Making An Acquisition Work

Making An Acquisition Work

July 30th, 2018 // 2:36 pm @

I have discussed in a previous post the need for a strong commercial logic behind any acquisition, but even those with strong logic often fail due to poor implementation. I have undertaken many acquisitions and sales across Europe and North America, and in my experience people underestimate the sheer workload involved in a successful acquisition, but there are some key things to get right.

Firstly to plan the amount of managerial time an acquisition and assimilation will take, this is not something one can do in ones spare time. It needs a dedicated team with the right skill mix and the time to do it right, it is often sensible to bring in outside help in the form of interim managers with experience in such deals. It will soak up more managerial time and bandwidth than you expect.

Once you have your acquisition target, and your team in place you need to do detailed financials based on the strategic logic of your acquisition. Generalities are not sufficient; one needs specific actions you plan to take and the financial benefits you can budget. It is only when this is done can one realistically move forward.

How you price an acquisition and how you pay for it is obviously critical. The price you are prepared to pay needs to come from three directions. The first is what bankers call comparables, essentially what have similar companies sold for; this can be a multiple of profit, or revenue or another matrix. Secondly you should know from your calculation of synergies how much you can afford to pay, and lastly but often overlooked is how motivated is the seller. I have bought companies where the owner was desperate to retire; equally I have pulled out of deals where the owner had ridiculous views on his company’s valuation. From all this you can set your opening bid, and most importantly, the maximum you can pay, your “Walk away price”. Every acquisition however strategically appealing has a price at which it no longer makes sense.

Beyond the right price is how you pay for the acquisition; there are a number of options beyond the obvious cash. I ran an aggressive pan European expansion plan, significantly driven by acquisitions. We had for market reasons very over valued stock, so I was able to use stock to do almost all the acquisition in the knowledge that I was using stock that was over priced.

The other commonly employed technique is to pay based on future sales or profit. Simply put, one encourages your acquisition target to present optimistic revenue and profit growth, not normally hard to make them do, and then offer to pay over the coming years based on these targets being hit. If you price it right, one can still get a good deal, and the reality is such ambitious targets are rarely hit, in which case you get the company cheap. I have never heard of an acquisition using this strategy that has paid out the full amount on targets that were set.

Once a price is agreed you get into implementation, and you need a strict timeline for decisions and actions, it is so easy to allow the process to slip, pushing the synergies further away or even loosing them.

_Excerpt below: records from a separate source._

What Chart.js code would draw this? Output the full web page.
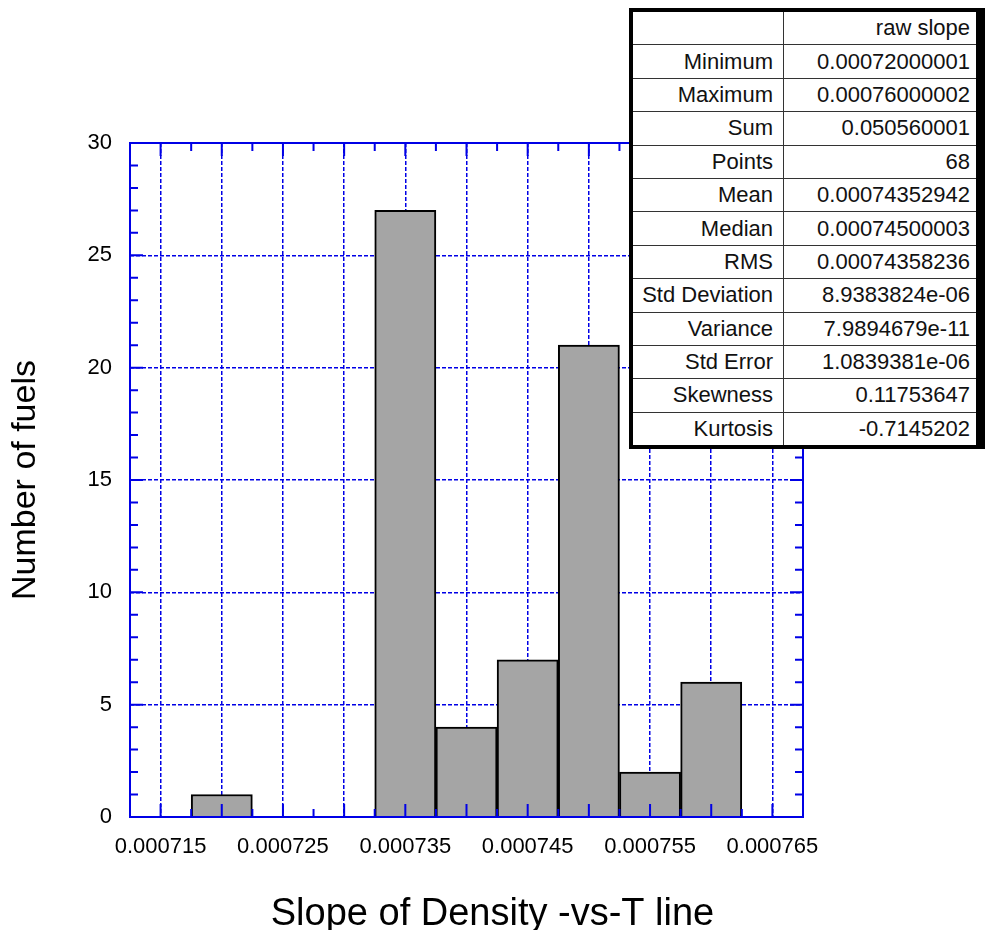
<!DOCTYPE html>
<html lang="en">
<head>
    <meta charset="UTF-8">
    <title>Slope histogram</title>
    <script src="https://cdn.jsdelivr.net/npm/chart.js"></script>
    <style>
        body { margin: 0; background: #fff; }
        #wrap { position: relative; width: 985px; height: 930px; }
        #chart { display: block; }
        #stats {
            position: absolute; left: 629px; top: 8px; width: 356px;
            border-collapse: collapse; background: #fff;
            border-top: 4px solid #000; border-left: 4px solid #000; border-bottom: 4px solid #000; border-right: 9px solid #000;
            font-family: "Liberation Sans", Arial, sans-serif; font-size: 22px; color: #111;
        }
        #stats td { border: 1px solid #333; height: 32.4px; padding: 0 6px 0 0; text-align: right; line-height: 1; }
        #stats td:first-child { width: 140px; padding-right: 10px; }
    </style>
</head>
<body>
<div id="wrap">
    <canvas id="chart" width="985" height="930"></canvas>
    <table id="stats"></table>
</div>

<script>
    // histogram bins (bin centres) and counts
    const binCentres = [0.00072, 0.000735, 0.00074, 0.000745, 0.00075, 0.000755, 0.00076];
    const counts = [1, 27, 4, 7, 21, 2, 6];

    // axis ticks
    const xGridTicks = [0.000715, 0.00072, 0.000725, 0.00073, 0.000735, 0.00074, 0.000745, 0.00075, 0.000755, 0.00076, 0.000765];
    const xTickLabels = ['0.000715', '0.000725', '0.000735', '0.000745', '0.000755', '0.000765'];
    const yTicks = [0, 5, 10, 15, 20, 25, 30];

    // statistics table
    const statHeader = 'raw slope';
    const statNames = ['Minimum', 'Maximum', 'Sum', 'Points', 'Mean', 'Median', 'RMS', 'Std Deviation', 'Variance', 'Std Error', 'Skewness', 'Kurtosis'];
    const statValues = ['0.00072000001', '0.00076000002', '0.050560001', '68', '0.00074352942', '0.00074500003', '0.00074358236', '8.9383824e-06', '7.9894679e-11', '1.0839381e-06', '0.11753647', '-0.7145202'];

    const blue = '#0000e6';
    const font = '"Liberation Sans", Arial, sans-serif';

    // fill the table
    const table = document.getElementById('stats');
    let html = '<tr><td></td><td>' + statHeader + '</td></tr>';
    statNames.forEach((name, i) => {
        html += '<tr><td>' + name + '</td><td>' + statValues[i] + '</td></tr>';
    });
    table.innerHTML = html;

    // frame + inward tick marks like the original plot
    const frameTicks = {
        id: 'frameTicks',
        afterDatasetsDraw(chart) {
            const ctx = chart.ctx;
            const a = chart.chartArea;
            const xs = chart.scales.x;
            const ys = chart.scales.y;
            ctx.save();
            ctx.strokeStyle = blue;
            ctx.lineWidth = 2;
            ctx.beginPath();
            // x ticks, major at grid, minor halfway
            xGridTicks.forEach((v, i) => {
                const px = xs.getPixelForValue(v);
                ctx.moveTo(px, a.bottom); ctx.lineTo(px, a.bottom - 13);
                ctx.moveTo(px, a.top); ctx.lineTo(px, a.top + 13);
                if (i > 0) {
                    const mx = xs.getPixelForValue((v + xGridTicks[i - 1]) / 2);
                    ctx.moveTo(mx, a.bottom); ctx.lineTo(mx, a.bottom - 8);
                    ctx.moveTo(mx, a.top); ctx.lineTo(mx, a.top + 8);
                }
            });
            // y ticks, minor every 1
            for (let v = ys.min; v <= ys.max; v++) {
                const py = ys.getPixelForValue(v);
                const len = v % 5 === 0 ? 13 : 8;
                ctx.moveTo(a.left, py); ctx.lineTo(a.left + len, py);
                ctx.moveTo(a.right, py); ctx.lineTo(a.right - len, py);
            }
            ctx.stroke();
            ctx.strokeRect(a.left, a.top, a.right - a.left, a.bottom - a.top);
            ctx.restore();
        }
    };

    const ctx = document.getElementById('chart');
    const chart = new Chart(ctx, {
        type: 'bar',
        data: {
            datasets: [{
                data: binCentres.map((x, i) => ({ x: x, y: counts[i] })),
                backgroundColor: '#a5a5a5',
                borderColor: '#000',
                borderWidth: 2,
                barPercentage: 1,
                categoryPercentage: 1
            }]
        },
        plugins: [frameTicks],
        options: {
            responsive: false,
            animation: false,
            devicePixelRatio: 1,
            layout: { padding: { left: 0, top: 143, right: 0, bottom: 0 } },
            plugins: {
                legend: { display: false },
                tooltip: { enabled: false },
                title: {
                    display: true,
                    position: 'bottom',
                    text: 'Slope of Density -vs-T line',
                    color: '#000',
                    font: { family: font, size: 38, weight: 'normal' },
                    padding: { top: 0, bottom: -7 }
                }
            },
            scales: {
                x: {
                    type: 'linear',
                    min: 0.0007125,
                    max: 0.0007675,
                    offset: false,
                    afterBuildTicks: (scale) => { scale.ticks = xGridTicks.map(v => ({ value: v })); },
                    afterFit: (scale) => { scale.height = 74.4; },
                    ticks: {
                        autoSkip: false,
                        maxRotation: 0,
                        padding: 17,
                        color: '#000',
                        font: { family: font, size: 22 },
                        callback: (v) => {
                            const s = Number(v).toFixed(6);
                            return xTickLabels.includes(s) ? s : '';
                        }
                    },
                    grid: { color: blue, lineWidth: 1.5, drawTicks: false, offset: false },
                    border: { display: false, dash: [4, 2] }
                },
                y: {
                    min: 0,
                    max: 30,
                    afterBuildTicks: (scale) => { scale.ticks = yTicks.map(v => ({ value: v })); },
                    afterFit: (scale) => { scale.width = 130; },
                    ticks: {
                        padding: 18,
                        color: '#000',
                        font: { family: font, size: 22 }
                    },
                    grid: { color: blue, lineWidth: 1.5, drawTicks: false },
                    border: { display: false, dash: [4, 2] },
                    title: {
                        display: true,
                        text: 'Number of fuels',
                        color: '#000',
                        font: { family: font, size: 34 },
                        padding: { top: 5, bottom: 0 }
                    }
                },
                // empty right-hand scale that reserves the space under the table
                yRight: {
                    position: 'right',
                    min: 0,
                    max: 1,
                    afterFit: (scale) => { scale.width = 182; },
                    ticks: { display: false },
                    grid: { display: false },
                    border: { display: false }
                }
            }
        }
    });
</script>
</body>
</html>
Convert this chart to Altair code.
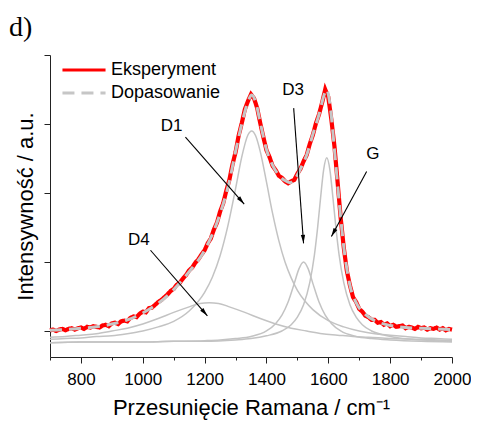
import math
import altair as alt
import pandas as pd

# ---------------- data ----------------
exp_x = list(range(700, 2001, 10))
exp_y = [
    0.01, 0.02, 0.00, 0.02, 0.03, 0.01, 0.03, 0.04, 0.02, 0.04,
    0.05, 0.03, 0.06, 0.05, 0.07, 0.06, 0.05, 0.08, 0.09, 0.07,
    0.11, 0.12, 0.10, 0.14, 0.15, 0.14, 0.19, 0.21, 0.20, 0.25,
    0.28, 0.27, 0.33, 0.34, 0.38, 0.42, 0.45, 0.49, 0.53, 0.58,
    0.61, 0.67, 0.70, 0.76, 0.81, 0.88, 0.92, 0.99, 1.04, 1.11,
    1.17, 1.27, 1.34, 1.47, 1.57, 1.73, 1.85, 2.03, 2.19, 2.41,
    2.59, 2.83, 3.01, 3.21, 3.33, 3.43, 3.37, 3.23, 3.01, 2.81,
    2.62, 2.52, 2.39, 2.33, 2.25, 2.22, 2.17, 2.14, 2.17, 2.19,
    2.28, 2.35, 2.46, 2.55, 2.71, 2.84, 3.01, 3.14, 3.31, 3.50,
    3.39, 3.06, 2.67, 2.16, 1.64, 1.21, 0.87, 0.66, 0.49, 0.42,
    0.32, 0.28, 0.22, 0.20, 0.16, 0.16, 0.12, 0.13, 0.09, 0.11,
    0.07, 0.09, 0.06, 0.07, 0.08, 0.04, 0.06, 0.05, 0.03, 0.06,
    0.04, 0.05, 0.02, 0.04, 0.03, 0.05, 0.02, 0.04, 0.01, 0.03,
    0.02,
]

fit_x = [700, 750, 800, 850, 900, 950, 1000, 1050, 1100, 1150, 1200, 1250, 1280,
         1300, 1320, 1340, 1352, 1365, 1380, 1400, 1420, 1440, 1460, 1476, 1490,
         1510, 1530, 1550, 1570, 1585, 1594, 1605, 1620, 1635, 1650, 1670, 1690,
         1720, 1760, 1800, 1850, 1900, 1950, 2000]
fit_y = [0.01, 0.02, 0.04, 0.06, 0.10, 0.16, 0.26, 0.40, 0.60, 0.86, 1.17, 1.70, 2.17,
         2.60, 3.00, 3.32, 3.42, 3.32, 3.02, 2.63, 2.40, 2.26, 2.18, 2.15, 2.19,
         2.35, 2.55, 2.85, 3.14, 3.40, 3.50, 3.30, 2.62, 1.88, 1.22, 0.66, 0.41,
         0.24, 0.13, 0.08, 0.05, 0.04, 0.03, 0.02]

d1_x = [700, 750, 800, 850, 900, 950, 1000, 1050, 1100, 1150, 1200, 1225, 1250, 1275,
        1300, 1320, 1340, 1352, 1365, 1380, 1400, 1420, 1440, 1460, 1480, 1500, 1525,
        1550, 1600, 1650, 1700, 1750, 1800, 1850, 1900, 1950, 2000]
d1_y = [-0.12, -0.11, -0.10, -0.08, -0.07, -0.04, 0.00, 0.06, 0.14, 0.29, 0.56, 0.78,
        1.09, 1.52, 2.06, 2.52, 2.84, 2.90, 2.83, 2.60, 2.16, 1.70, 1.31, 1.00, 0.77,
        0.59, 0.43, 0.31, 0.15, 0.06, 0.00, -0.04, -0.06, -0.08, -0.10, -0.11, -0.12]

d3_x = [700, 800, 900, 1000, 1100, 1200, 1250, 1300, 1350, 1400, 1430, 1450, 1470,
        1490, 1505, 1520, 1535, 1550, 1570, 1590, 1610, 1640, 1690, 1740, 1800, 1900, 2000]
d3_y = [-0.17, -0.16, -0.16, -0.16, -0.15, -0.14, -0.13, -0.11, -0.08, 0.00, 0.11, 0.23,
        0.42, 0.69, 0.90, 1.00, 0.90, 0.69, 0.42, 0.23, 0.11, 0.00, -0.08, -0.11, -0.13,
        -0.15, -0.16]

d4_x = [700, 750, 800, 850, 900, 950, 1000, 1050, 1100, 1150, 1185, 1215, 1245, 1280,
        1330, 1380, 1430, 1480, 1530, 1580, 1630, 1680, 1730, 1800, 1900, 2000]
d4_y = [-0.09, -0.08, -0.06, -0.04, 0.00, 0.04, 0.10, 0.18, 0.27, 0.35, 0.40, 0.41,
        0.40, 0.35, 0.27, 0.18, 0.10, 0.04, 0.00, -0.04, -0.06, -0.08, -0.09, -0.11,
        -0.12, -0.14]

g_x = [700, 800, 900, 1000, 1100, 1200, 1300, 1350, 1400, 1450, 1480, 1500, 1520, 1540,
       1555, 1565, 1575, 1585, 1595, 1605, 1615, 1625, 1635, 1650, 1670, 1690, 1710,
       1740, 1790, 1840, 1900, 2000]
g_y = [-0.17, -0.16, -0.16, -0.16, -0.15, -0.15, -0.13, -0.11, -0.07, 0.00, 0.09, 0.20,
       0.38, 0.70, 1.10, 1.48, 1.93, 2.34, 2.51, 2.34, 1.93, 1.48, 1.10, 0.70, 0.38,
       0.20, 0.09, 0.00, -0.07, -0.11, -0.13, -0.15]

series_names = ["Eksperyment", "Dopasowanie"]

major_ticks = [800, 1000, 1200, 1400, 1600, 1800, 2000]
minor_ticks = [700, 900, 1100, 1300, 1500, 1700, 1900]
y_ticks = [0, 1, 2, 3, 4]

ann_text = ["D1", "D3", "G", "D4"]
ann_tx = [1093, 1486, 1744, 987]
ann_ty = [2.97, 3.49, 2.57, 1.32]
arr_x1 = [1138, 1488, 1724, 1025]
arr_y1 = [2.81, 3.23, 2.31, 1.17]
arr_x2 = [1328, 1520, 1610, 1209]
arr_y2 = [1.84, 1.27, 1.37, 0.22]

# ---------------- layout ----------------
W, H = 402, 302
XMIN, XMAX = 700, 2000
YMIN, YMAX = -0.377, 4.0
FONT = "Liberation Sans"

exp_df = pd.DataFrame({"x": exp_x, "y": exp_y, "series": series_names[0]})
fit_df = pd.DataFrame({"x": fit_x, "y": fit_y, "series": series_names[1]})
comp_df = pd.concat([
    pd.DataFrame({"x": d1_x, "y": d1_y, "peak": "D1"}),
    pd.DataFrame({"x": d3_x, "y": d3_y, "peak": "D3"}),
    pd.DataFrame({"x": d4_x, "y": d4_y, "peak": "D4"}),
    pd.DataFrame({"x": g_x, "y": g_y, "peak": "G"}),
])
minor_df = pd.DataFrame({"x": minor_ticks})

sx = W / (XMAX - XMIN)
sy = H / (YMAX - YMIN)
angles = []
for a, b, c, d in zip(arr_x1, arr_y1, arr_x2, arr_y2):
    dx = (c - a) * sx
    dys = -(d - b) * sy
    angles.append(math.degrees(math.atan2(dx, -dys)) % 360)
ann_df = pd.DataFrame({"t": ann_text, "tx": ann_tx, "ty": ann_ty,
                       "x1": arr_x1, "y1": arr_y1, "x2": arr_x2, "y2": arr_y2,
                       "angle": angles})

xscale = alt.Scale(domain=[XMIN, XMAX], nice=False, zero=False)
yscale = alt.Scale(domain=[YMIN, YMAX], nice=False, zero=False)

xaxis = alt.Axis(
    values=major_ticks, format="d", tickSize=6, orient="bottom",
    labelFlush=False, labelOverlap=False, grid=False,
    title="Przesunięcie Ramana / cm⁻¹",
    labelFont=FONT, labelFontSize=17, labelColor="#000", labelPadding=8,
    titleFont=FONT, titleFontSize=22, titleFontWeight="normal", titleColor="#000",
    titlePadding=10,
    domainColor="#222", tickColor="#222",
)
xaxis_minor = alt.Axis(
    values=minor_ticks, tickSize=3, orient="bottom", labels=False, domain=False,
    grid=False, title=None, tickColor="#222",
)
yaxis = alt.Axis(
    values=y_ticks, labels=False, tickSize=6, grid=False,
    title="Intensywność / a.u.",
    titleFont=FONT, titleFontSize=22, titleFontWeight="normal", titleColor="#000",
    titlePadding=6,
    domainColor="#222", tickColor="#222",
)

X = alt.X("x:Q", scale=xscale, axis=xaxis)
Y = alt.Y("y:Q", scale=yscale, axis=yaxis)

legend = alt.Legend(
    title=None, orient="none", legendX=25, legendY=6, padding=0,
    symbolType="M-8,0L8,0", symbolSize=29, symbolStrokeWidth=3,
    labelFont=FONT, labelFontSize=18, labelColor="#000", labelOffset=18,
    rowPadding=5,
)
color = alt.Color("series:N", scale=alt.Scale(domain=series_names,
                                               range=["#ff0000", "#c6c6c6"]),
                  legend=legend)
dash = alt.StrokeDash("series:N", scale=alt.Scale(domain=series_names,
                                                   range=[[1, 0], [12, 7]]),
                      legend=legend)

comps = alt.Chart(comp_df).mark_line(color="#c3c3c3", strokeWidth=1.5,
                                     interpolate="monotone").encode(
    x=X, y=Y, detail="peak:N")

exp_line = alt.Chart(exp_df).mark_line(strokeWidth=4.2).encode(
    x=X, y=Y, color=color, strokeDash=dash)

fit_line = alt.Chart(fit_df).mark_line(strokeWidth=3, interpolate="monotone").encode(
    x=X, y=Y, color=color, strokeDash=dash)

rules = alt.Chart(ann_df).mark_rule(color="#000", strokeWidth=1.1).encode(
    x=alt.X("x1:Q", scale=xscale, axis=xaxis), y=alt.Y("y1:Q", scale=yscale, axis=yaxis),
    x2="x2:Q", y2="y2:Q")

heads = alt.Chart(ann_df).mark_point(
    shape="M0,0L-0.45,1.8L0.45,1.8Z", filled=True, color="#000",
    size=90, opacity=1).encode(
    x=alt.X("x2:Q", scale=xscale, axis=xaxis), y=alt.Y("y2:Q", scale=yscale, axis=yaxis),
    angle=alt.Angle("angle:Q", scale=None))

texts = alt.Chart(ann_df).mark_text(font=FONT, fontSize=17, color="#000",
                                    align="center", baseline="middle").encode(
    x=alt.X("tx:Q", scale=xscale, axis=xaxis), y=alt.Y("ty:Q", scale=yscale, axis=yaxis),
    text="t:N")

main = alt.layer(comps, exp_line, fit_line, rules, heads, texts)

minor = alt.Chart(minor_df).mark_point(opacity=0).encode(
    x=alt.X("x:Q", scale=xscale, axis=xaxis_minor))

chart = alt.layer(main, minor).resolve_axis(x="independent").properties(
    width=W, height=H,
    autosize=alt.AutoSizeParams(type="none"),
    padding={"left": 42, "top": 47, "right": 19, "bottom": 64},
    title=alt.TitleParams(text="d)", anchor="start", frame="group", dx=-41,
                          offset=13, font="Liberation Serif", fontSize=28,
                          fontWeight="normal", color="#000"),
    background="white",
).configure_view(stroke=None)

chart.save("out.html", embed_options={"renderer": "svg", "actions": False})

It is impossible to overstate the importance of company culture, every company has one, and some major acquisitions have failed purely on culture. The reality is mergers do not exist only acquisitions, and only one culture can survive, and it is important to decide which one will be dominant early.

From that needs to come as soon as possible the new managerial structure, and from that who will have what responsibilities. It is inevitable some will gain and some will loose, and probably some will leave. If these decisions can be made and communicated early, it allows those with responsibility to start work in their new roles, and avoids confusion and overlap.

Acquisition are unsettling times for all staff, and the more time spent explaining what is happening the better, and the earlier it is done the more effective it will be. One naturally needs to keep some information confidential for at least some time. However to many acquisitions are attempted in secret, assuming the staff will not find out. They will find out and without proactive communication rumours will abound.

Managerial Ego is the cause of many acquisition failures. Firstly some CEO’s like the adoration and attention that acquisitions bring, and secondly they can be drawn into paying too much as walking away when the price is too high is seen as a failure, not a sensible fiscal decision. One rarely hears a CEO announce an acquisition was not going to happen, as they believe the price is too high.

Lastly one must review the process both as you go through it to ensure you are sticking to your plan of actions and financial benefits, and secondly a year latter to see was the acquisition successful in achieving the planned goals and what can be learned from the process.

A sale or acquisition is a time consuming and risky undertaking, and should only be undertaken when the commercial logic is strong.